Historical records maintained by the local police precinct reveal that the Bhandup neighbourhood has, over the preceding annum, experienced a modest yet discernible increase in reported violent altercations, a trend that municipal analysts have linked to the rapid densification of residential units and the concomitant strain upon public amenities, a correlation that underscores the necessity for holistic urban planning responsive to emergent social pressures. Nevertheless, the council’s latest urban development proposal, which ambitiously projects the erection of sixty‑four new high‑rise apartments within the next eighteen months, conspicuously omits any reference to augmenting community policing resources or expanding the scope of citizen‑watch programmes, thereby raising doubts as to whether fiscal priorities are being judiciously balanced against the imperatives of public order and resident welfare.
The case, presently classified as a homicide under Section 302 of the Indian Penal Code, has been forwarded to the Special Investigation Team, which, according to procedural norms, is obligated to submit a comprehensive charge sheet within a ninety‑day window, a deadline that, while ostensibly binding, has historically proven susceptible to extensions granted on grounds of evidentiary insufficiency, a circumstance that engenders legitimate apprehension among the victim’s family regarding the timely attainment of justice. Moreover, the family’s counsel has formally requested that the municipal authority be added as a co‑respondent on the basis that alleged negligence in maintaining adequate street lighting and surveillance may constitute contributory negligence, a legal stratagem that, if entertained, could potentially expand the scope of accountability beyond the immediate perpetrator to encompass systemic administrative deficiencies.

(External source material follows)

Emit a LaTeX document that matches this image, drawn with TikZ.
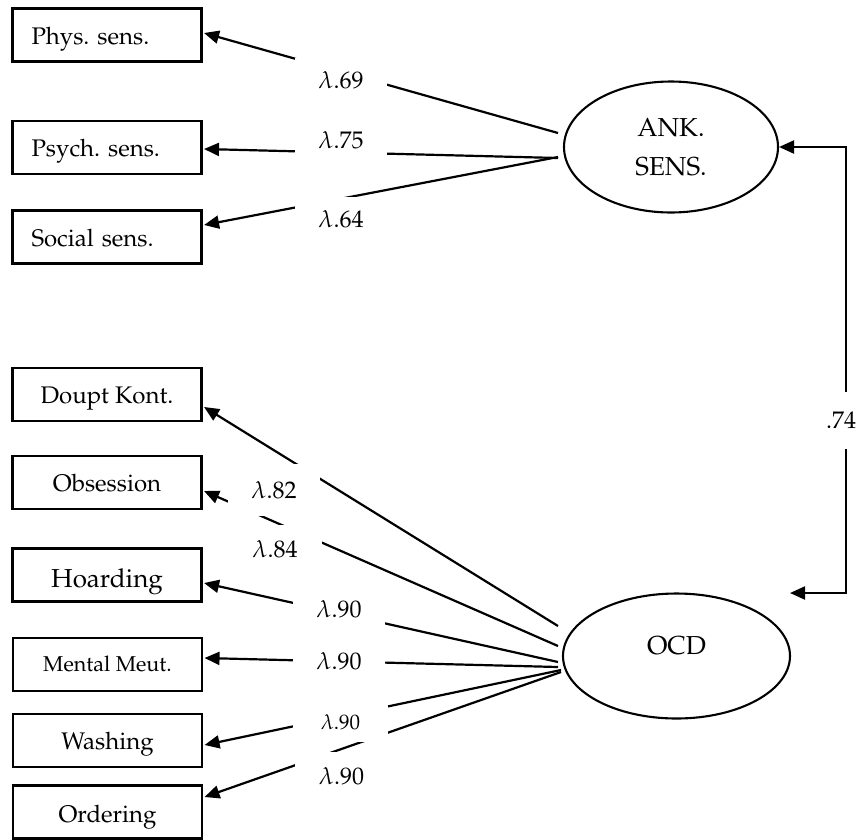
\documentclass[tikz,border=0pt]{standalone}
\usepackage[T1]{fontenc}
\usepackage{mathpazo}
\usetikzlibrary{shapes.geometric,arrows.meta,calc}
\frenchspacing
\tikzset{
 obs/.style={draw, line width=2.1pt, minimum width=189pt, minimum height=53pt, inner sep=0pt,
   text height=18pt, text depth=0pt, font=\fontsize{24}{28}\selectfont\frenchspacing},
 obsleft/.style={obs, inner xsep=19pt, text width=151pt, align=left},
 lat/.style={draw, ellipse, line width=2.1pt, inner sep=0pt, font=\fontsize{26}{39}\selectfont, align=center},
 load/.style={line width=2.2pt, -{Triangle[length=15pt,width=13pt]}},
 corr/.style={line width=2.2pt, {Triangle[length=15pt,width=13pt]}-{Triangle[length=15pt,width=13pt]}},
 coef/.style={fill=white, inner sep=0pt, font=\fontsize{24}{28}\selectfont},
}
\begin{document}
\begin{tikzpicture}[x=1pt,y=-1pt]
\useasboundingbox (0,0) rectangle (859,839);
% indicators
\node[obsleft] (phys) at (107,35) {Phys. sens.};
\node[obsleft] (psych) at (107,147.5) {Psych. sens.};
\node[obsleft] (social) at (107,237) {Social sens.};
\node[obs] (doupt) at (107,394.5) {Doupt Kont.};
\node[obs] (obsn) at (107,482.5) {Obsession};
\node[obs, text height=24pt, font=\fontsize{26}{30}\selectfont] (hoard) at (107,575) {Hoarding};
\node[obs, text height=13pt, font=\fontsize{21.5}{26}\selectfont] (mental) at (107.5,664.5) {Mental Meut.};
\node[obs] (wash) at (107.5,740.5) {Washing};
\node[obs, text height=20pt] (order) at (107.5,812) {Ordering};
% latents
\node[lat, minimum width=214pt, minimum height=131pt] (ank) at (671,147) {ANK.\\SENS.};
\node[lat, minimum width=227pt, minimum height=125pt, text height=18pt, text depth=22pt] (ocd) at (676.5,656) {OCD};
% connector end points at latents
\coordinate (a1) at (558,133);
\coordinate (a2) at (558,158);
\coordinate (a3) at (558,157);
\coordinate (o1) at (558,626);
\coordinate (o2) at (558,646);
\coordinate (o3) at (558,662);
\coordinate (o4) at (558,667);
\coordinate (o5) at (561,670);
\coordinate (o6) at (561,672);
% loadings
\draw[load] (a1) -- ([xshift=1.5pt,yshift=2pt]phys.east);
\draw[load] (a2) -- ([xshift=1.5pt,yshift=-1.5pt]psych.east);
\draw[load] (a3) -- ([xshift=1.5pt,yshift=12pt]social.east);
\draw[load] (o1) -- ([xshift=1.5pt,yshift=-12.5pt]doupt.east);
\draw[load] (o2) -- ([xshift=1.5pt,yshift=-8.5pt]obsn.east);
\draw[load] (o3) -- ([xshift=1.5pt,yshift=-8pt]hoard.east);
\draw[load] (o4) -- ([xshift=1.5pt,yshift=6.5pt]mental.east);
\draw[load] (o5) -- ([xshift=1.5pt,yshift=-4.5pt]wash.east);
\draw[load] (o6) -- ([xshift=1.5pt,yshift=15pt]order.east);
% correlation
\coordinate (rb) at (846,593);
\coordinate (ot) at (790,593);
\draw[corr] (ank.east) -| (rb) -- (ot);
% coefficient labels
\node[coef, minimum width=92pt, minimum height=44pt] (c69) at (341,80) {$\lambda$.69};
\node[coef, minimum width=92pt, minimum height=44pt] (c75) at (341,140) {$\lambda$.75};
\node[coef, minimum width=92pt, minimum height=44pt] (c64) at (341,219) {$\lambda$.64};
\node[coef, minimum width=92pt, minimum height=52pt] (c82) at (274,490) {$\lambda$.82};
\node[coef, minimum width=94pt, minimum height=48pt] (c84) at (275,549) {$\lambda$.84};
\node[coef, minimum width=92pt, minimum height=40pt] (c90a) at (339,609.5) {$\lambda$.90};
\node[coef, minimum width=92pt, minimum height=40pt] (c90b) at (339,661) {$\lambda$.90};
\node[coef, minimum width=95pt, minimum height=40pt, font=\fontsize{21}{24}\selectfont] (c90c) at (340.5,722) {$\lambda$.90};
\node[coef, minimum width=93pt, minimum height=48pt] (c90d) at (341.5,776) {$\lambda$.90};
\node[coef, minimum width=36pt, minimum height=57pt] (c74) at (841,420.5) {.74};
\end{tikzpicture}
\end{document}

Given that the municipal corporation had, prior to the incident, affirmed its intent to upgrade nocturnal illumination and to allocate funds for the deployment of surveillance cameras, yet nonetheless allowed the lapse that ostensibly facilitated the fatal encounter, one must inquire whether the existing statutory framework governing urban safety obligations imposes a sufficiently enforceable duty upon local authorities, or whether the prevailing discretionary latitude effectively immunises them from substantive liability in the face of preventable crime. In the same vein, considering that the Special Investigation Team is bound by procedural timelines yet has a documented history of procuring extensions wherein the evidentiary record remains fragmentary, it becomes incumbent upon the judiciary to evaluate whether the procedural safeguards designed to protect the rights of the accused inadvertently erode the victim’s family’s access to timely redress, thereby necessitating a re‑examination of the balance between investigatory thoroughness and the imperatives of swift justice. Consequently, does the current municipal budgeting process, which prioritises high‑rise residential expansion over essential public safety infrastructure, contravene the principles of equitable urban development enshrined in national planning statutes, and ought the citizenry be empowered through statutory mechanisms to compel a transparent audit of expenditure allocations that directly impact communal security?
If the allegation of contributory negligence against the municipal authority proceeds, the legal discourse must grapple with the extent to which an elected body may be held financially accountable for systemic oversights, inviting a critical assessment of whether existing municipal liability insurance schemes adequately safeguard the public purse or merely provide a cursory shield that dilutes the deterrent effect of accountability. Furthermore, the recurring pattern of violent altercations attributed to the pressures of accelerated densification raises the pressing question of whether the city’s master plan, as presently conceived, incorporates a rigorous impact assessment of social cohesion indicators, or whether the reliance on quantitative housing targets has eclipsed qualitative considerations essential to preserving civic harmony. Finally, in contemplating the broader ramifications of this tragic episode, one must ask whether the mechanisms for citizen‑initiated grievance redress, such as the municipal ombudsman and public information committees, possess the requisite authority and resources to effectuate meaningful oversight, or whether they remain perfunctory bodies whose recommendations are routinely subsumed beneath layers of bureaucratic inertia?